A Complementary Side to Online Research

Nov 06, 2014
donreis

We have written about the importance of data analytics in the past. Using those analytics to conduct research is a basic requirement of any marketing strategy. Research allows a company to understand its market, its customer, and its perceived value. A lot of this research can come from electronic sources and metrics such as social media engagement analytics, web traffic analytics, internal sales metrics, and the list goes on.

But in a world where virtualization has become the norm, we can easily forget that a very important source of research is human contact. Many have come to rely on faceless surveys, polls, online analytics, and every other mean to gather information without taking the time to discuss the research with whom you’re gathering it from.

Sometimes the answers to research questions do not fully explain what is going on in a customer’s mind. In a recent American Marketing Association Marketing Insights article, authors Marc-Andre Leduc and Barbara Gassaway discussed a unique discipline of psychology called synergology.

This discipline, called synergology, teaches us to listen beyond verbal cues and read body language and micro-movements to recognize what is not being said and what may be contrary to words shared.

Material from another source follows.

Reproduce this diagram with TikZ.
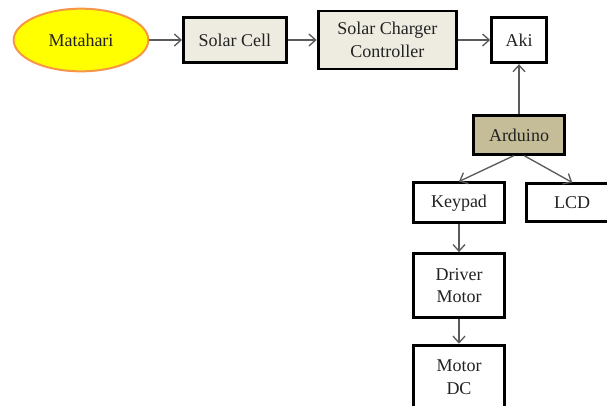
\documentclass[tikz,border=0pt]{standalone}
\usepackage{fontspec}
\setmainfont{Liberation Serif}
\usepackage{tikz}
\usetikzlibrary{shapes.geometric,arrows.meta,positioning}
\usepackage{xcolor}
\definecolor{sunyellow}{RGB}{255,255,0}
\definecolor{sunorange}{RGB}{247,150,70}
\definecolor{lightbeige}{RGB}{238,236,225}
\definecolor{darkbeige}{RGB}{196,189,151}
\definecolor{arrowgray}{RGB}{90,90,90}
\definecolor{textgray}{RGB}{34,34,34}

\begin{document}
\begin{tikzpicture}[
    box/.style={draw=black, line width=2.2pt, minimum width=68pt, minimum height=30pt, align=center, inner sep=2pt, text=textgray, font=\fontsize{13.5}{17}\selectfont},
    arr/.style={-{Straight Barb[length=5pt,width=9pt]}, draw=arrowgray, line width=1pt}
]
\useasboundingbox (-60.75pt,30pt) rectangle (394.5pt,-273.75pt);
\clip (-60.75pt,30pt) rectangle (394.5pt,-273.75pt);

\node[ellipse, draw=sunorange, line width=1.5pt, fill=sunyellow, minimum width=101pt, minimum height=47pt, text=textgray, font=\fontsize{13.5}{17}\selectfont] (sun) at (0,0) {Matahari};
\node[box, fill=lightbeige, minimum width=77pt, minimum height=34pt, right=24.5pt of sun] (cell) {Solar Cell};
\node[box, fill=lightbeige, minimum width=104pt, minimum height=43.5pt, right=21.75pt of cell] (scc) {Solar Charger\\Controller};
\node[box, fill=white, minimum width=41pt, minimum height=34pt, right=24pt of scc] (aki) {Aki};
\node[box, fill=darkbeige, minimum height=29pt, below=37.5pt of aki] (ard) {Arduino};
\node[box, fill=white, below=19.3pt of ard, xshift=-45pt] (keypad) {Keypad};
\node[box, fill=white, minimum width=69pt, minimum height=28.5pt, right=14.2pt of keypad] (lcd) {LCD};
\node[box, fill=white, minimum height=48pt, below=20.8pt of keypad] (driver) {Driver\\Motor};
\node[box, fill=white, minimum height=48pt, below=18.5pt of driver] (motor) {Motor\\DC};

\draw[arr] (sun) -- (cell);
\draw[arr] (cell) -- (scc);
\draw[arr] (scc) -- (aki);
\draw[arr] (ard) -- (aki);
\draw[arr] ([xshift=-4pt]ard.south) -- (keypad.north);
\draw[arr] ([xshift=4pt]ard.south) -- (lcd.north);
\draw[arr] (keypad) -- (driver);
\draw[arr] (driver) -- (motor);
\end{tikzpicture}
\end{document}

In-person research, such as focus groups, is a largely beneficial way of learning the psychology of the “why” behind answers. Why did a person answer this specific question in this specific manner? Was there something more to the answer? With personal contact, you can learn more about the answers and the whys than you can with an impersonal survey.

While a broad-spectrum survey can deliver the most results, it will only give you answers to the questions specifically asked. Whereas with a focus group, one question asked can have many answers that lead the surveyor down another line of questioning, that could ultimately become more effective for the research.

Thoughts can ladder, and participants can hitchhike on ideas and will use one another to springboard a concept or challenge their own views based on another’s comments. Opportunities exist to dig into discoveries until exhausted.

The question now becomes, how many people should be asked to attend a focus group? While the number of invitations and requests sent out will vary based on your target demographic and anticipated response rate, you should try to have approximately 8 to 12 people. This number allows for a personal setting in which participants can feel comfortable expressing their views. If there are too many people participating in the focus group there won’t be enough time to get everyone engaged. Too-few participants will result in data that will not accurately translate to the entire population.

It should be noted that it is important the people in your focus group represent an accurate cross-section of your current customer base, or specifically represent your target study. For example if you’re conducting a study about the latest video game and its merits, you wouldn’t want a group full of people who have never played a video game before.

Ultimately, D2 Media has always expressed that no online strategy works without an effective offline strategy. To that end, conducting surveys and analyzing online data can be supplemented with focus groups to create a holistic data-gathering experience. This can further enhance and complement your research in ways both expected and unexpected. At the end of the day, research should be conducted to learn as much as possible to know how to market your product, service, or idea as effectively as possible.